As has been often the case in recent Italian politics, the entire operation was soon denounced as favouring Berlusconi’s financial interests. Indeed, Mediaset has been the private company which most profited from the subsidy scheme. It quickly launched new pay TV services ahead of any competitor and quickly enrolled most of the newly created market’s new consumers.

Berlusconi’s brother Paolo also gained from selling decoders through one of his companies, although maintaining a relatively low market share, at around 5%.

Even if other Italian TV stations benefited from the subsidy scheme, namely Rai, La 7 and Fastweb, Mediaset’s gain has reportedly been the largest by far. In fact, only Mediaset appealed the Commission decision.

In June 2010, the EU Court rejected Mediaset’s appeal and yesterday’s ruling definitively concludes the procedure at EU level.

However, the exact amount that Mediaset will have to reimburse is to be set by the Italian authorities, which should calculate the advantage brought to each terrestrial TV station in Italy. Interest will also have to be paid.

Tycoons battle

The ruling comes as Berlusconi’s Mediaset had just been forced to pay a heavy fine for a corruption case dating back to the early 90s.

Just a week ago, Mediaset paid €560 million of damages to CIR, a media holding which controls the leftist newspaper La Repubblica and the magazine L’Espresso, among others. CIR’s head is Carlo De Benedetti, a key player in the Italian media landscape.
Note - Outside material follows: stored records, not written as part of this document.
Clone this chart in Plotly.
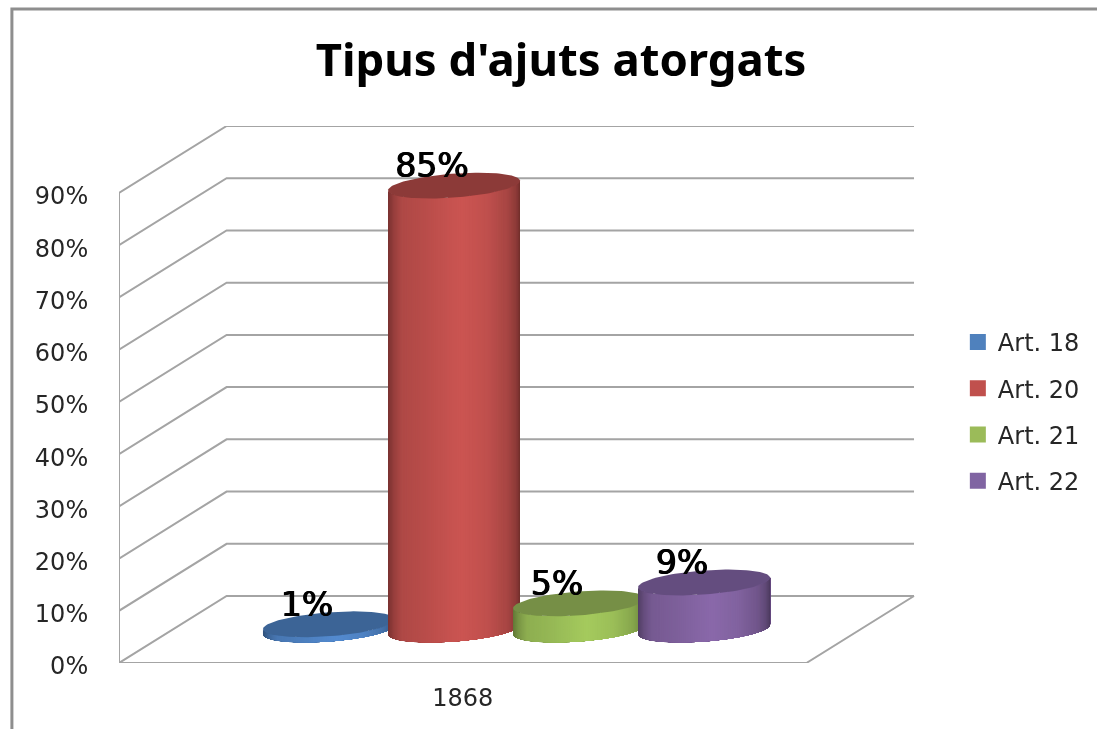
import numpy as np
import plotly.graph_objects as go

TITLE = "Tipus d'ajuts atorgats"
CATEGORY = "1868"
SERIES = ["Art. 18", "Art. 20", "Art. 21", "Art. 22"]
VALUES = [1, 85, 5, 9]
Y_TICKS = [0, 10, 20, 30, 40, 50, 60, 70, 80, 90]

LEGEND_COL = ["#4F81BD", "#C0504D", "#9BBB59", "#8064A2"]
LIGHT_COL = [(84, 139, 208), (204, 85, 82), (165, 203, 94), (138, 105, 170)]
CAP_COL = ["#3C6496", "#8C3A38", "#768F46", "#644D7F"]
GRID = "#a4a4a4"
TEXT = "#262626"
FONT = "DejaVu Sans"

# layout in pixels
W, H = 1097, 729
L, RIGHT, TOP, BOTTOM = 119, 920, 126, 663
CAT_PX = 690.0
PCT_PX = 470.0 / 90
DEPTH_DX, DEPTH_DY = 108 / CAT_PX, 67 / PCT_PX
SPACING = 125.5 / CAT_PX
ELL_R, ELL_A, ELL_B = 61.5, 0.4, 0.21
LABEL_DX, LABEL_DY = -22 / CAT_PX, -17 / PCT_PX

STOPS_U = [-1, -0.92, -0.8, -0.5, 0.1, 0.5, 0.8, 0.93, 1]
STOPS_F = [0.6, 0.74, 0.86, 0.9, 1.0, 0.94, 0.82, 0.7, 0.56]
N = 90

fig = go.Figure()

# walls and floor
gx, gy = [], []
for v in Y_TICKS:
    gx += [-0.5, -0.5 + DEPTH_DX, 0.5 + DEPTH_DX, None]
    gy += [v, v + DEPTH_DY, v + DEPTH_DY, None]
gx += [-0.5, -0.5, None, -0.5, 0.5, 0.5 + DEPTH_DX]
gy += [Y_TICKS[-1], 0, None, 0, 0, DEPTH_DY]
fig.add_trace(go.Scatter(x=gx, y=gy, mode="lines", line=dict(color=GRID, width=2),
                         showlegend=False, hoverinfo="skip"))

t_r = np.arctan(ELL_A)
width_px = ELL_R * np.sqrt(1 + ELL_A ** 2)
phi = np.linspace(np.pi, 0, N + 1)
arc_x = width_px * np.cos(phi) / CAT_PX
arc_y = ELL_R * ELL_B * np.sin(t_r - phi) / PCT_PX
theta = np.linspace(0, 2 * np.pi, 121)
cap_x = ELL_R * (np.cos(theta) + ELL_A * np.sin(theta)) / CAT_PX
cap_y = ELL_R * ELL_B * np.sin(theta) / PCT_PX

for i, (name, value) in enumerate(zip(SERIES, VALUES)):
    cx = (i - 1.5) * SPACING + DEPTH_DX / 2
    cy = DEPTH_DY / 2
    for k in range(N):
        f = np.interp(np.cos(phi[k]), STOPS_U, STOPS_F)
        r, g, b = [int(c * f) for c in LIGHT_COL[i]]
        xs = np.concatenate([cx + arc_x[k:], cx + arc_x[k:][::-1]])
        ys = np.concatenate([cy + arc_y[k:], cy + value + arc_y[k:][::-1]])
        fig.add_trace(go.Scatter(x=xs, y=ys, mode="lines", fill="toself",
                                 fillcolor=f"rgb({r},{g},{b})", line=dict(width=0),
                                 showlegend=False, hoverinfo="skip"))
    fig.add_trace(go.Scatter(x=cx + cap_x, y=cy + value + cap_y, mode="lines", fill="toself",
                             fillcolor=CAP_COL[i], line=dict(width=0),
                             showlegend=False, hoverinfo="skip"))

# data labels on top of everything
for i, (name, value) in enumerate(zip(SERIES, VALUES)):
    cx = (i - 1.5) * SPACING + DEPTH_DX / 2
    fig.add_trace(go.Scatter(x=[cx + LABEL_DX], y=[DEPTH_DY / 2 + value - LABEL_DY],
                             mode="text", text=[f"{value}%"], textposition="middle center",
                             textfont=dict(family=FONT, size=33, color="black",
                                           shadow="0.6px 0 0 black, -0.6px 0 0 black"),
                             showlegend=False, hoverinfo="skip", cliponaxis=False))

# legend entries
for i, name in enumerate(SERIES):
    fig.add_trace(go.Scatter(x=[None], y=[None], mode="markers", name=name, legendgroup=name,
                             marker=dict(symbol="square", size=16, color=LEGEND_COL[i])))

fig.update_layout(
    width=W, height=H,
    margin=dict(l=L, r=W - RIGHT, t=TOP, b=H - BOTTOM, pad=0),
    paper_bgcolor="white", plot_bgcolor="white",
    title=dict(text=f"<b>{TITLE}</b>", x=561 / W, y=1 - 60 / H, xref="container", yref="container",
               xanchor="center", yanchor="middle",
               font=dict(family="Noto Sans", size=45.5, color="black")),
    xaxis=dict(range=[-0.5, -0.5 + (RIGHT - L) / CAT_PX], tickvals=[0], ticktext=[CATEGORY],
               showgrid=False, zeroline=False, showline=False, ticks="outside", ticklen=13,
               tickcolor="rgba(0,0,0,0)", tickfont=dict(family=FONT, size=24, color=TEXT)),
    yaxis=dict(range=[0, (BOTTOM - TOP) / PCT_PX], tickvals=Y_TICKS, ticktext=[f"{v}%" for v in Y_TICKS],
               showgrid=False, zeroline=False, showline=False, ticks="outside", ticklen=25,
               ticklabelshift=3,
               tickcolor="rgba(0,0,0,0)", tickfont=dict(family=FONT, size=24, color=TEXT)),
    legend=dict(x=(961 - L) / (RIGHT - L), y=(BOTTOM - 320) / (BOTTOM - TOP), xanchor="left", yanchor="top",
                font=dict(family=FONT, size=24, color=TEXT), tracegroupgap=12, bgcolor="rgba(0,0,0,0)",
                itemsizing="trace"),
    shapes=[dict(type="rect", xref="paper", yref="paper", layer="below",
                 x0=(11.5 - L) / (RIGHT - L), x1=1.3,
                 y0=-0.2, y1=(BOTTOM - 9) / (BOTTOM - TOP),
                 line=dict(color="#8e8e8e", width=3), fillcolor="white")],
    showlegend=True,
)

fig.write_html("out.html", config=dict(displayModeBar=False),
               post_script="document.body.style.margin='0';document.body.style.overflow='hidden';"
                           "document.querySelector('.svg-container').style.filter='blur(0.6px)';")
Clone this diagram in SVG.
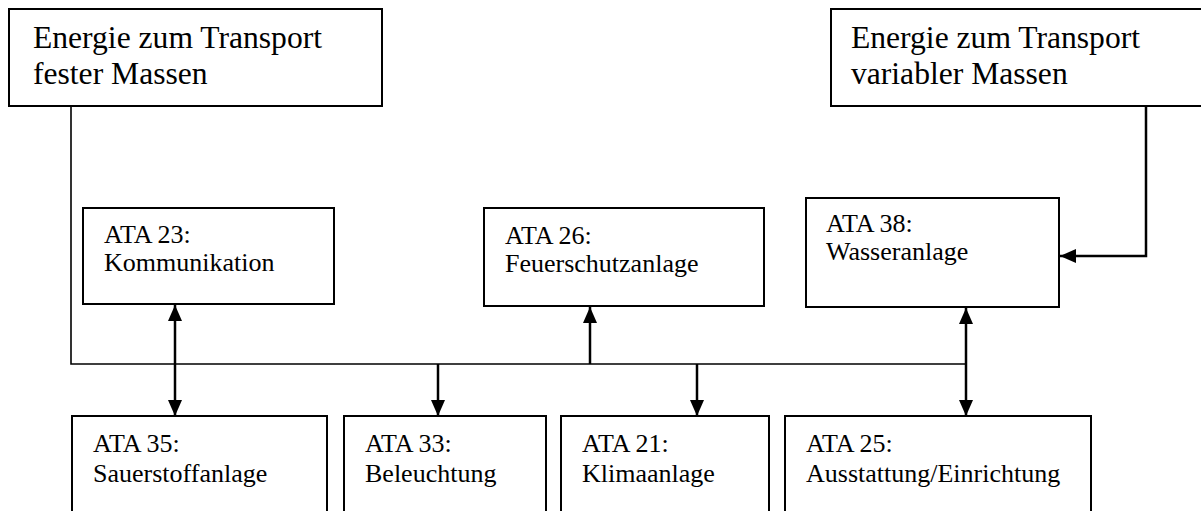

The payment of the fine concluded a two decade-long trial for which a close Berlusconi aid, Cesare Previti, has been condemned to a 11-year prison sentence for having corrupted a judge who favoured Berlusconi’s Mediaset in the purchase of a top Italian publishing company, Mondadori. Berlusconi avoided the trial thanks to the statute of limitations, owing to the fact that too much time had passed between the events and the beginning of the trial.

Meanwhile, Mediaset is fighting another battle against the tycoon of tycoons, Rupert Murdoch, who is trying to take advantage of the developments to access the terrestrial TV market in Italy, from which he has so far been excluded.

A competition procedure is currently ongoing to sell the freed radio frequencies, with the Commission keeping an eye to the operation, which has exacerbated many suspicions of wrongdoings.